>> Start

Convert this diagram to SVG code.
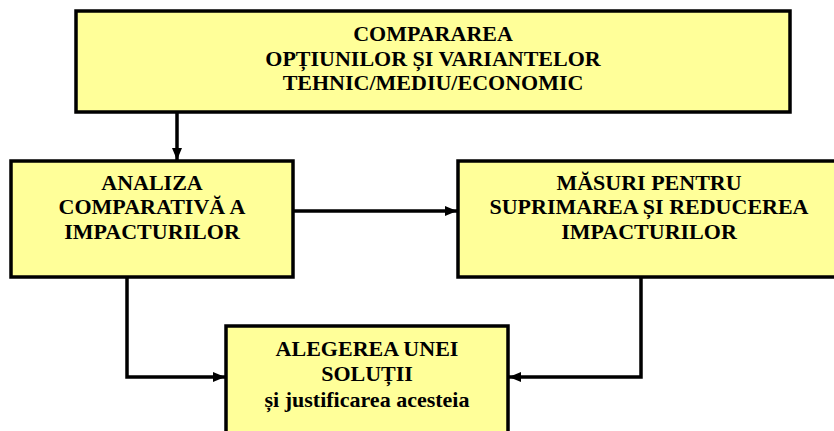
<svg xmlns="http://www.w3.org/2000/svg" width="834" height="431" viewBox="0 0 834 431">
<style>
.box{fill:#FFFF99;stroke:#000;stroke-width:3.5}
.t{font-family:'Liberation Serif','Times New Roman','DejaVu Serif',serif;font-weight:700;font-size:22px;fill:#000;text-anchor:middle}
.c{fill:none;stroke:#000;stroke-width:3.5}
</style>
<defs>
<marker id="ah" markerWidth="12" markerHeight="10" refX="12" refY="5" orient="auto" markerUnits="userSpaceOnUse">
<path d="M0,0 L12,5 L0,10 Z" fill="#000"/>
</marker>
</defs>
<rect width="834" height="431" fill="#fff"/>
<g id="connectors">
<path class="c" d="M177,112 V160" marker-end="url(#ah)"/>
<path class="c" d="M293,211 H457" marker-end="url(#ah)"/>
<path class="c" d="M127,277 V377 H225" marker-end="url(#ah)"/>
<path class="c" d="M641,277 V377 H509" marker-end="url(#ah)"/>
</g>
<g id="node-comparare">
<rect class="box" x="76" y="11" width="714" height="101"/>
<text class="t" x="433" y="41">COMPARAREA</text>
<text class="t" x="433" y="65.5">OPȚIUNILOR ȘI VARIANTELOR</text>
<text class="t" x="433" y="90">TEHNIC/MEDIU/ECONOMIC</text>
</g>
<g id="node-analiza">
<rect class="box" x="11" y="161" width="282" height="116"/>
<text class="t" x="152" y="189.5">ANALIZA</text>
<text class="t" x="152" y="214">COMPARATIVĂ A</text>
<text class="t" x="152" y="239">IMPACTURILOR</text>
</g>
<g id="node-masuri">
<rect class="box" x="458" y="161" width="390" height="116"/>
<text class="t" x="649" y="189.5">MĂSURI PENTRU</text>
<text class="t" x="649" y="214">SUPRIMAREA ȘI REDUCEREA</text>
<text class="t" x="649" y="239">IMPACTURILOR</text>
</g>
<g id="node-alegere">
<rect class="box" x="226" y="326" width="282" height="120"/>
<text class="t" x="367" y="356">ALEGEREA UNEI</text>
<text class="t" x="367" y="381">SOLUȚII</text>
<text class="t" x="367" y="406.5">și justificarea acesteia</text>
</g>
</svg>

>> End

EXERCISE DESCRIPTION -
Make an exact copy of the data, leaving its pictures out.

EXERCISE RESPONSE -
Convert this diagram to SVG code.
<svg xmlns="http://www.w3.org/2000/svg" width="834" height="431" viewBox="0 0 834 431">
<style>
.box{fill:#FFFF99;stroke:#000;stroke-width:3.5}
.t{font-family:'Liberation Serif','Times New Roman','DejaVu Serif',serif;font-weight:700;font-size:22px;fill:#000;text-anchor:middle}
.c{fill:none;stroke:#000;stroke-width:3.5}
</style>
<defs>
<marker id="ah" markerWidth="12" markerHeight="10" refX="12" refY="5" orient="auto" markerUnits="userSpaceOnUse">
<path d="M0,0 L12,5 L0,10 Z" fill="#000"/>
</marker>
</defs>
<rect width="834" height="431" fill="#fff"/>
<g id="connectors">
<path class="c" d="M177,112 V160" marker-end="url(#ah)"/>
<path class="c" d="M293,211 H457" marker-end="url(#ah)"/>
<path class="c" d="M127,277 V377 H225" marker-end="url(#ah)"/>
<path class="c" d="M641,277 V377 H509" marker-end="url(#ah)"/>
</g>
<g id="node-comparare">
<rect class="box" x="76" y="11" width="714" height="101"/>
<text class="t" x="433" y="41">COMPARAREA</text>
<text class="t" x="433" y="65.5">OPȚIUNILOR ȘI VARIANTELOR</text>
<text class="t" x="433" y="90">TEHNIC/MEDIU/ECONOMIC</text>
</g>
<g id="node-analiza">
<rect class="box" x="11" y="161" width="282" height="116"/>
<text class="t" x="152" y="189.5">ANALIZA</text>
<text class="t" x="152" y="214">COMPARATIVĂ A</text>
<text class="t" x="152" y="239">IMPACTURILOR</text>
</g>
<g id="node-masuri">
<rect class="box" x="458" y="161" width="390" height="116"/>
<text class="t" x="649" y="189.5">MĂSURI PENTRU</text>
<text class="t" x="649" y="214">SUPRIMAREA ȘI REDUCEREA</text>
<text class="t" x="649" y="239">IMPACTURILOR</text>
</g>
<g id="node-alegere">
<rect class="box" x="226" y="326" width="282" height="120"/>
<text class="t" x="367" y="356">ALEGEREA UNEI</text>
<text class="t" x="367" y="381">SOLUȚII</text>
<text class="t" x="367" y="406.5">și justificarea acesteia</text>
</g>
</svg>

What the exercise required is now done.